By the numbers, office development still remains a shadow of its former self.

But, the few corporate and multi-tenant buildings that are coming out of the ground are raising the bar on class-A standards.

These new buildings—which some have dubbed “class-AA”—are packed with amenities and features that aim to meet the needs of a changing workforce and shifting workplace trends. “The market in general is showing that tenants have a growing awareness of how the office environment can be used as a means to draw and retain talented employees,” says Sabrina Kanner, senior vice president, design and construction, U.S. commercial operations at Brookfield Office Properties in New York City.

As such, the task at hand for developers these days is more than just building a generic stand-alone office tower. The emphasis is on creating a vibrant community that combine a variety of amenities both inside and out such as park spaces, retail, restaurants, fitness centers and rooftop gardens. Office buildings need to embrace the new urban paradigm that fits the “live/work/play lifestyle” of today’s workers, adds Kanner.

Case in point is the first phase of Brookfield Place Calgary in the heart of downtown Calgary. Brookfield broke ground on the 1.4-million-sq.-ft. east tower in October. The building houses a number of amenities including a Winter Garden. The 27,000-sq.-ft. indoor park-like pavilion will host a variety of events and programs such as art exhibits, speakers and concerts. The intent is to have those events as an added offering to building tenants at lunchtime or after work. It also pulls in other neighboring office workers and residents to create more vibrancy and activity for the building’s retail tenants, says Kanner.

Real estate has become a big recruiting tool for companies today. “That is really driving tenants to step up into these more state-of-the-art buildings,” says Philip Croker, director of development for Hines in Houston.

Hines is in the process of putting the finishing touches on the design for 609 Main at Texas in Downtown Houston. Site prep work on the 1 million-sq.-ft. building began in early November. The 47-story commercial office building will sit next to the 46-story BG Group Place that was completed in 2011. Both buildings were designed by New Haven, Conn.-based Pickard Chilton. Even though the two projects are a scant few years apart, there are distinct design changes being made to 609 Main.

The design on BG Group Place was done in an era when it was still early in the game when new workplace trends were emerging, notes Croker. For example, the 7,500-sq.-ft. gym at 609 Main is three times larger than the gym at the neighboring BG Group Place. Fitness centers that for years have been seen as a scarcely used token amenity are in high demand and are getting a big makeover. Not only do these gyms feature state-of-the-art exercise equipment, but they have added features such as yoga and cycling studios, full-size basketball courts and virtual golf. “That is probably the number one amenity that people are asking for is the ability to get out of the office and go do something to break up the day,” says Croker.

Tenants also are asking for conference centers that are not in their own space, but part of the base building.
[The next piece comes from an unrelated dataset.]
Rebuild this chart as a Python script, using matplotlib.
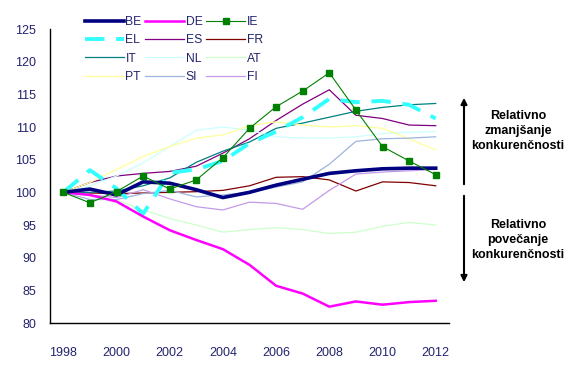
import matplotlib
matplotlib.use("Agg")
import matplotlib.pyplot as plt

years = list(range(1998, 2013))

BE = [100, 100.5, 99.6, 101.6, 101.4, 100.4, 99.2, 100.0, 101.1, 102.0, 102.9, 103.3, 103.6, 103.7, 103.7]
DE = [100, 99.6, 98.6, 96.3, 94.2, 92.7, 91.3, 88.9, 85.7, 84.5, 82.5, 83.3, 82.8, 83.2, 83.4]
IE = [100, 98.4, 100.1, 102.5, 100.5, 101.9, 105.3, 109.8, 113.1, 115.5, 118.3, 112.6, 107.0, 104.8, 102.7]
EL = [100, 103.4, 100.6, 96.7, 103.0, 103.5, 104.8, 107.5, 109.3, 111.5, 114.3, 113.8, 114.0, 113.4, 111.3]
ES = [100, 101.5, 102.5, 102.9, 103.2, 104.0, 106.0, 108.2, 111.0, 113.5, 115.7, 111.8, 111.3, 110.3, 110.2]
FR = [100, 99.9, 99.8, 99.9, 100.0, 100.1, 100.3, 101.0, 102.3, 102.4, 101.9, 100.2, 101.6, 101.5, 101.0]
IT = [100, 100.0, 100.2, 101.0, 102.2, 104.6, 106.3, 107.7, 109.8, 110.6, 111.5, 112.4, 113.0, 113.4, 113.6]
NL = [100, 101.0, 102.5, 104.5, 107.0, 109.5, 110.0, 109.5, 108.5, 108.3, 108.3, 108.5, 109.0, 109.2, 109.3]
AT = [100, 99.5, 98.8, 97.3, 96.0, 95.0, 93.9, 94.3, 94.6, 94.3, 93.7, 93.9, 94.8, 95.4, 95.0]
PT = [100, 101.5, 103.5, 105.5, 107.0, 108.3, 108.8, 110.2, 110.8, 110.3, 110.0, 110.2, 109.8, 108.2, 106.5]
SI = [100, 98.9, 98.9, 99.8, 100.3, 99.3, 99.6, 100.0, 100.8, 101.6, 104.3, 107.8, 108.2, 108.3, 108.5]
FI = [100, 99.6, 99.2, 100.4, 99.0, 97.8, 97.3, 98.5, 98.3, 97.4, 100.3, 102.8, 103.1, 103.3, 103.5]

xtick_labels = ['1998', '2000', '2002', '2004', '2006', '2008', '2010', '2012']
yticks = [80, 85, 90, 95, 100, 105, 110, 115, 120, 125]

plt.rcParams['font.family'] = ['Liberation Sans', 'DejaVu Sans']
NAVY_TXT = '#23236e'

fig = plt.figure(figsize=(5.84, 3.68), dpi=100)
ax = fig.add_axes([50 / 584, 45 / 368, 399 / 584, 294 / 368])

# (label, data, style) in legend order (row by row)
series = [
    ('BE', BE, dict(color='#000080', lw=2.6)),
    ('DE', DE, dict(color='#ff00ff', lw=1.8)),
    ('IE', IE, dict(color='#008000', lw=0.8, marker='s', markersize=4.5)),
    ('EL', EL, dict(color='#33ffff', lw=2.8, dashes=(5, 3))),
    ('ES', ES, dict(color='#800080', lw=0.9)),
    ('FR', FR, dict(color='#800000', lw=0.9)),
    ('IT', IT, dict(color='#008080', lw=0.9)),
    ('NL', NL, dict(color='#ccffff', lw=0.9)),
    ('AT', AT, dict(color='#ccffcc', lw=0.9)),
    ('PT', PT, dict(color='#ffff99', lw=0.9)),
    ('SI', SI, dict(color='#9db5dc', lw=0.9)),
    ('FI', FI, dict(color='#c49ae8', lw=0.9)),
]
zorders = {'BE': 9, 'DE': 8, 'IE': 10, 'EL': 7}
handles = []
for name, vals, style in series:
    h, = ax.plot(years, vals, label=name, zorder=zorders.get(name, 5), **style)
    handles.append(h)

ax.set_xlim(1997.5, 2012.5)
ax.set_ylim(80, 125)
ax.set_xticks(range(1998, 2013, 2))
ax.set_xticklabels(xtick_labels)
ax.set_yticks(yticks)
ax.tick_params(axis='both', length=0, labelsize=9, colors=NAVY_TXT)
ax.tick_params(axis='x', pad=17)
ax.tick_params(axis='y', pad=10)
for s in ('top', 'right'):
    ax.spines[s].set_visible(False)
for s in ('left', 'bottom'):
    ax.spines[s].set_linewidth(1.0)
    ax.spines[s].set_color('black')

# matplotlib fills legend columns first -> reorder to read row by row
order = [0, 3, 6, 9, 1, 4, 7, 10, 2, 5, 8, 11]
leg = ax.legend([handles[i] for i in order], [series[i][0] for i in order],
                ncol=3, loc='upper left', bbox_to_anchor=(85 / 584, 1 - 16 / 368),
                bbox_transform=fig.transFigure, frameon=False, fontsize=8.7,
                handlelength=3.2, handletextpad=0.15, columnspacing=0.3,
                labelspacing=0.52, borderpad=0, borderaxespad=0)
for t in leg.get_texts():
    t.set_color(NAVY_TXT)

# arrows on the right
ax.annotate('', xy=(464, 368 - 95), xytext=(464, 368 - 187), xycoords='figure pixels',
            textcoords='figure pixels',
            arrowprops=dict(arrowstyle='-|>', color='black', lw=1.5, mutation_scale=9))
ax.annotate('', xy=(464, 368 - 285), xytext=(464, 368 - 193), xycoords='figure pixels',
            textcoords='figure pixels',
            arrowprops=dict(arrowstyle='-|>', color='black', lw=1.5, mutation_scale=9))

fig.text(518 / 584, (368 - 131) / 368, 'Relativno\nzmanjšanje\nkonkurenčnosti',
         ha='center', va='center', fontsize=9, fontweight='bold', linespacing=1.3)
fig.text(518 / 584, (368 - 240) / 368, 'Relativno\npovečanje\nkonkurenčnosti',
         ha='center', va='center', fontsize=9, fontweight='bold', linespacing=1.3)

fig.savefig('out.png', dpi=100)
Hines will build a 7,000 to 8,000-sq.-ft. conference center at 609 Main that overlooks Main Street. In addition, Hines plans to transform the traditional formal lobby space into a more informal meeting space. Employees are asking for spaces where they can come down from their own floor and be able to collaborate, relax or just hang out, notes Croker. So, rather than the lobby just being a place where people pass through to go to the elevators, it will be a more vibrant common area space, he adds.

Sustainable building and LEED certification is a standard component to the next generation of office buildings. But, tenants view that as more than a requirement that they need to check off the list. Tenants want natural light and fresh air, and they recognize that those are important qualities for workers and can be a real asset and not just a marketing gimmick, adds Kanner.

Modern designs clearly reflect the shift to a higher density workplace and different work styles. New office buildings have to include all of the infrastructure that supports that shift to higher density space in terms basic infrastructure such as floor loading, restrooms and HVAC systems, as well as space that allows for more collaboration. “The next generation of employees feed on proximity to each other,” says Kanner. It is a very collaborative work model that the office space now has to support.”